Family Division in Sydney
  1. Robing is required for the following, subject to paragraph 2 (c) below:
    (a) divorce trials;
    (b) division of property trials under the Matrimonial Property Act, Pension Benefits Act, Pension Benefits Division Act, or Teachers Pension Act;
    (c) hearings or trials for a constructive trust, or for remedies regarding resulting trust, unjust enrichment, or quantum meriut;
    (d) a protection hearing, disposition hearing, or review hearing under the Children and Family Services Act which has been assigned a special times chambers date or a trial date;
    (e) hearings or applications under the Testators Family Maintenance Act, Maintenance Enforcement Act, other Order Enforcement Statutes, Interjurisdictional Support Orders Act, Change of Name Act, Partition Act;
    (f) trials regarding the interpretation or enforcement of a marriage contract, cohabitation agreement, separation agreement, or a paternity agreement; and;
    (g) trials on all other matters that are provided under an enactment to be within the jurisdiction of the Family Division.

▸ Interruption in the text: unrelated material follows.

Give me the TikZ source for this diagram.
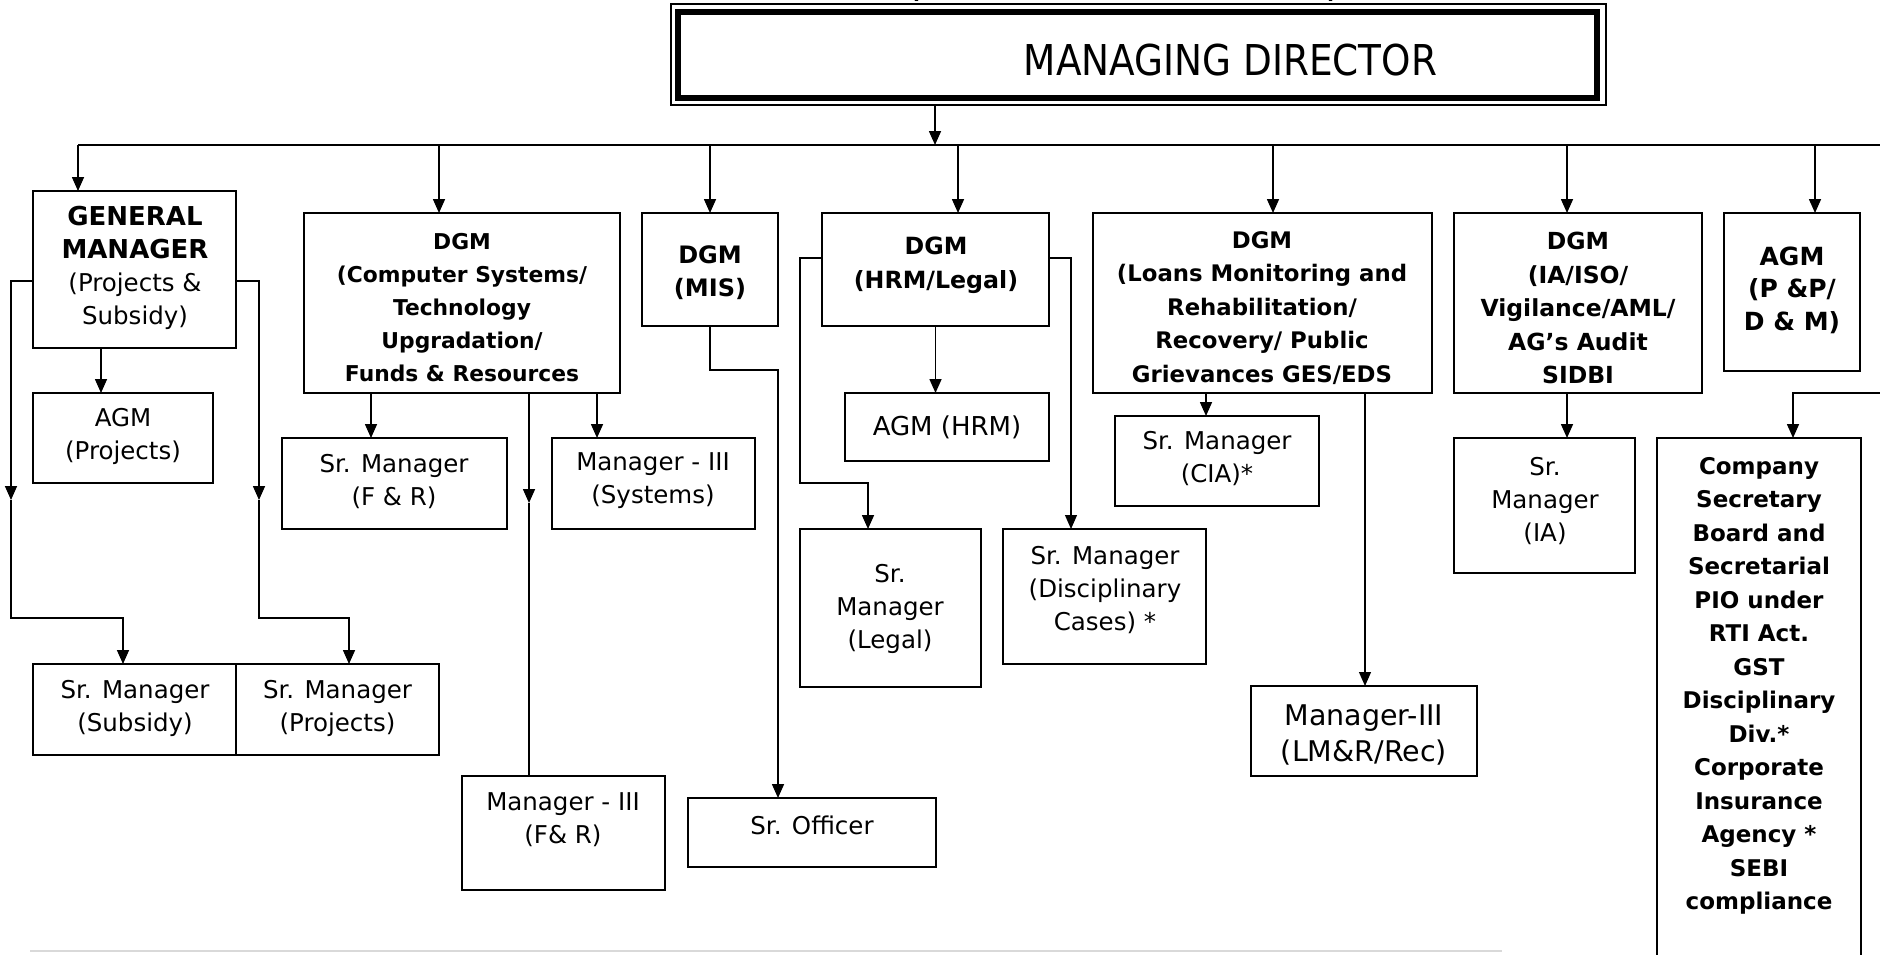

  2. Robing is not required, but appropriate business attire is required, for the following:
    (a) interim motions or applications including applications under s. 39 of the Children and Family Services Act;
    (b) variation motions;
    (c) trials or applications referred to in paragraph 1 that have been scheduled to be heard during regular chambers.
Appropriate Business Attire
  The only business attire that is appropriate when robing is not required is a woman's or man's business suit, dress shoes, a formal blouse or shirt, and, for men, a tie.
Personal Circumstances
  Lawyers with personal circumstances, such as pregnancy, that require them to wear altered robes or business attire are requested to advise the court clerk, or other court officer, privately or publicly, in advance of the hearing or trial, generally of the circumstances that prevent the lawyer from complying with the foregoing provisions of this practice memorandum.